→ AVAILABLE DATA:
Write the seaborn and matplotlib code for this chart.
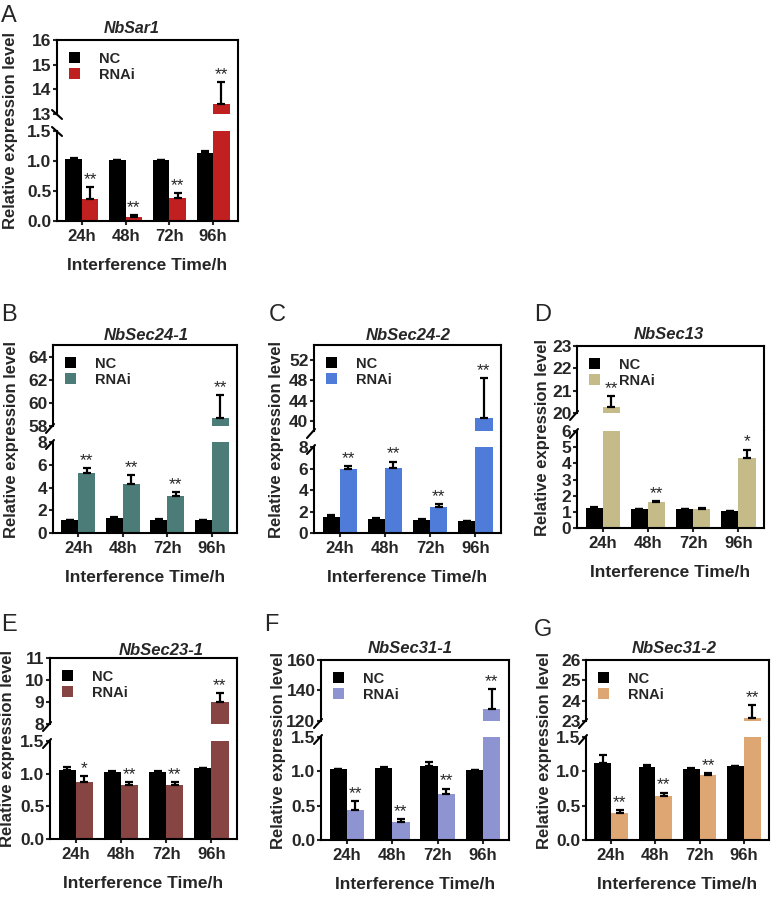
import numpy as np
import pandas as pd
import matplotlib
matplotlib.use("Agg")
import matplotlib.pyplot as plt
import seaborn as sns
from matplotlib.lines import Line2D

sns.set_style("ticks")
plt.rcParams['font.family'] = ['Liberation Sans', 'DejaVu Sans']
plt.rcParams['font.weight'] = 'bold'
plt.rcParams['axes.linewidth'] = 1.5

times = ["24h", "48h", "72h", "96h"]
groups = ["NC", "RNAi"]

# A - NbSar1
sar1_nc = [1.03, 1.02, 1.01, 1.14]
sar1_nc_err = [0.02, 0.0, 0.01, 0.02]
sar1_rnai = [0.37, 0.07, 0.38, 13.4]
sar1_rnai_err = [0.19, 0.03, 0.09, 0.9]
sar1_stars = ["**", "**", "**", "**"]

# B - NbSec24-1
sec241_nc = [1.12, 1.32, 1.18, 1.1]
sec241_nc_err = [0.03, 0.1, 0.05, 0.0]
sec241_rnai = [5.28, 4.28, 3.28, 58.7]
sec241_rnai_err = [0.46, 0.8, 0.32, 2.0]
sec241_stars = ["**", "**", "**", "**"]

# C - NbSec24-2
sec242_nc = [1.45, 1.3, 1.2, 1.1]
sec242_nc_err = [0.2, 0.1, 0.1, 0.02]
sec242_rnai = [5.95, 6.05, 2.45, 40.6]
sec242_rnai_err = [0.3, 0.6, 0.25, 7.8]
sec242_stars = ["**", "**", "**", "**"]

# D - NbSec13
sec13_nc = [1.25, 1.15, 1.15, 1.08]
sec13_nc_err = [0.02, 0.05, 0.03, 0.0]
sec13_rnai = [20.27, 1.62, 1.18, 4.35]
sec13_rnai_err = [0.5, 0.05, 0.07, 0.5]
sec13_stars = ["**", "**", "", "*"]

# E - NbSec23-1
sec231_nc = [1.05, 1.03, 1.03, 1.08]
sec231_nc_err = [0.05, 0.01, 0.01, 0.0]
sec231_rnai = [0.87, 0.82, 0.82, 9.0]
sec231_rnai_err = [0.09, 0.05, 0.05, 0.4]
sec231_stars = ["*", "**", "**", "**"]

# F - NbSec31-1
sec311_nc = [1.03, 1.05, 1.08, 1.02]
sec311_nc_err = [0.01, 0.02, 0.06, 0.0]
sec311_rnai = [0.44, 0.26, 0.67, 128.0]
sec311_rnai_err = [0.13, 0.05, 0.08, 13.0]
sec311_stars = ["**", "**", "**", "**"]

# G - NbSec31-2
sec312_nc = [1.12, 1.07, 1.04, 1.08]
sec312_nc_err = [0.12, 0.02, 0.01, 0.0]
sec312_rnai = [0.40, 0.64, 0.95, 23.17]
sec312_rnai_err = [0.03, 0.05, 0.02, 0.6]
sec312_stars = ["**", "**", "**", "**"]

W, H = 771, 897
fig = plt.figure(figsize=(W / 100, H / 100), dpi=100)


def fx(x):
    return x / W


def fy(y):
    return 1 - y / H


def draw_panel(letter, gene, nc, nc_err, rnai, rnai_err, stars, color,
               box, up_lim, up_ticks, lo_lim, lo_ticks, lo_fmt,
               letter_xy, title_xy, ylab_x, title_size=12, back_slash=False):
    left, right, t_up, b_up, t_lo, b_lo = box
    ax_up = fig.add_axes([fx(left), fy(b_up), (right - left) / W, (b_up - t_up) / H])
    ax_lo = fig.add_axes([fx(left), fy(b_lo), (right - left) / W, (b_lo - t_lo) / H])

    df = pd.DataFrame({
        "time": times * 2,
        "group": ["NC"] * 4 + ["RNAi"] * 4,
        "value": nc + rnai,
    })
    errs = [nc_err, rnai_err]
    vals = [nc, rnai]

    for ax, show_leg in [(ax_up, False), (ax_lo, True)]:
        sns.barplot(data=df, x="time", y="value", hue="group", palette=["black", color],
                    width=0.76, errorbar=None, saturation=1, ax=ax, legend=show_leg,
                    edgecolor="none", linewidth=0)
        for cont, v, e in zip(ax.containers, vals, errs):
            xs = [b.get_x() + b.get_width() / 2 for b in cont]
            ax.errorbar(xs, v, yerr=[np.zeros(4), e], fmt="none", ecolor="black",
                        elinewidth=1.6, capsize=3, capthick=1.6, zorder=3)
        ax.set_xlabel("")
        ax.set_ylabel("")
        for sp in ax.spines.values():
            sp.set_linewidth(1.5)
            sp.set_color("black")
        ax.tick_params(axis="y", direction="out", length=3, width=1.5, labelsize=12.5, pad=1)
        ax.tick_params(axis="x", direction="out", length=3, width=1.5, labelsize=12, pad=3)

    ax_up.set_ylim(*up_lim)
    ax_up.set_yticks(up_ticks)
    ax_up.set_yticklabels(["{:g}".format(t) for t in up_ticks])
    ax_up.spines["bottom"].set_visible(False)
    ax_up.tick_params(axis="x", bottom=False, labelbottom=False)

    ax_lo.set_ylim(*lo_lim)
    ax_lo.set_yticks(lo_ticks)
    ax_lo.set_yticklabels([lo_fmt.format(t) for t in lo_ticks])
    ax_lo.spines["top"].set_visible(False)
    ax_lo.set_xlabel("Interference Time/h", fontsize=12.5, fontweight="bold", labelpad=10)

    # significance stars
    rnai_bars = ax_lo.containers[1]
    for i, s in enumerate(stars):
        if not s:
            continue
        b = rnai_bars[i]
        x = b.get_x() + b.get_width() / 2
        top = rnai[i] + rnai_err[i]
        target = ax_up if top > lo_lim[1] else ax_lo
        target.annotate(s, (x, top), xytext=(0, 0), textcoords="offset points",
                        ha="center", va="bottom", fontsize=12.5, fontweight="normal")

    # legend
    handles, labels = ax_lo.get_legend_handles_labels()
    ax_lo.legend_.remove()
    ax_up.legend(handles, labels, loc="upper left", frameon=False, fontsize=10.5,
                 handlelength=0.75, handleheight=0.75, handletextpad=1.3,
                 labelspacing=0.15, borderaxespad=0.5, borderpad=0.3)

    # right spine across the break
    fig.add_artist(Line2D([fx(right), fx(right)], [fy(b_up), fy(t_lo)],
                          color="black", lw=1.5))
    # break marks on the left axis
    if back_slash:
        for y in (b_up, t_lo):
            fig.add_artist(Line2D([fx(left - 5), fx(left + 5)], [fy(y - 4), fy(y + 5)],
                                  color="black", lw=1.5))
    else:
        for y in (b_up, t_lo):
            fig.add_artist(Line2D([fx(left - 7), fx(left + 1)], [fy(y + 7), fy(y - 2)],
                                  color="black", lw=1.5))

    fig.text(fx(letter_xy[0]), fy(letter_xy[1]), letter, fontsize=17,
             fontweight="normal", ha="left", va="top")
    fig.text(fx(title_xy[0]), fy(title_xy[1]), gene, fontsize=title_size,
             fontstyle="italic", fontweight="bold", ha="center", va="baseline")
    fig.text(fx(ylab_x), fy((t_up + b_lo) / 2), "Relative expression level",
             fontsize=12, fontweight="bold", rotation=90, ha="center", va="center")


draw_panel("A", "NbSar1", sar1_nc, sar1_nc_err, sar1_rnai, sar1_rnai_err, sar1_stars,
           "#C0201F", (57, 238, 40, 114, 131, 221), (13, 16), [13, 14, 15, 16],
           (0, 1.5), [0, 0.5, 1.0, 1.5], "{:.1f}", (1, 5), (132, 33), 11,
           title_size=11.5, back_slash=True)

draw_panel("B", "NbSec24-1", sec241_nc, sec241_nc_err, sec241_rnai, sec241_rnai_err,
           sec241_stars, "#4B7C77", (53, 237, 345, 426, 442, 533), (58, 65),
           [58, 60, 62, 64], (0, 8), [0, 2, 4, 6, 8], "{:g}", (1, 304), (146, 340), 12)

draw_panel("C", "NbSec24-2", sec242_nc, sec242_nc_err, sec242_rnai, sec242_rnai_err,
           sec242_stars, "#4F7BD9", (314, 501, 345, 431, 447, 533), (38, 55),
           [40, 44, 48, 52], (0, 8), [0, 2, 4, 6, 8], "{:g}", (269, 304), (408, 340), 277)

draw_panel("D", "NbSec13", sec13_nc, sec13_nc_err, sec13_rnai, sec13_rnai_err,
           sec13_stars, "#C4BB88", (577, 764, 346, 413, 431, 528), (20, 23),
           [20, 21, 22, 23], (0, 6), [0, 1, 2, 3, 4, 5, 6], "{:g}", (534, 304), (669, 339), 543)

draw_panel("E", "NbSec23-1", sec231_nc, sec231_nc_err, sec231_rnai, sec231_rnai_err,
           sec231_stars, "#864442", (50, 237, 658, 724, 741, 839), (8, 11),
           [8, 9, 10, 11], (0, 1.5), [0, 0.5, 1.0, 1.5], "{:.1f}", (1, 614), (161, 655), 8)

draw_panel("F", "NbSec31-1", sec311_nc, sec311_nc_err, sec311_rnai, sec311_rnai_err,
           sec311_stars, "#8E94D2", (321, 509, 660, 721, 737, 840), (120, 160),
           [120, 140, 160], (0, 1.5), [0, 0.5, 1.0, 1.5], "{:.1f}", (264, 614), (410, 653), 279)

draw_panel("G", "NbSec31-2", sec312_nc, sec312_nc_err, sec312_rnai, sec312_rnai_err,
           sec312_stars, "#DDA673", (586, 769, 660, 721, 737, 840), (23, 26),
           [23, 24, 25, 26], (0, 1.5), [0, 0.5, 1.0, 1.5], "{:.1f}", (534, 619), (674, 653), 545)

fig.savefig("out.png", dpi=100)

→ EXERCISE OBJECTIVE: Repeat, exactly and in full, each line from the start of the data to the line that contains "from matplotlib.lines import Line2D". Pictures do not go in.

→ THE OUTPUT:
Write the seaborn and matplotlib code for this chart.
import numpy as np
import pandas as pd
import matplotlib
matplotlib.use("Agg")
import matplotlib.pyplot as plt
import seaborn as sns
from matplotlib.lines import Line2D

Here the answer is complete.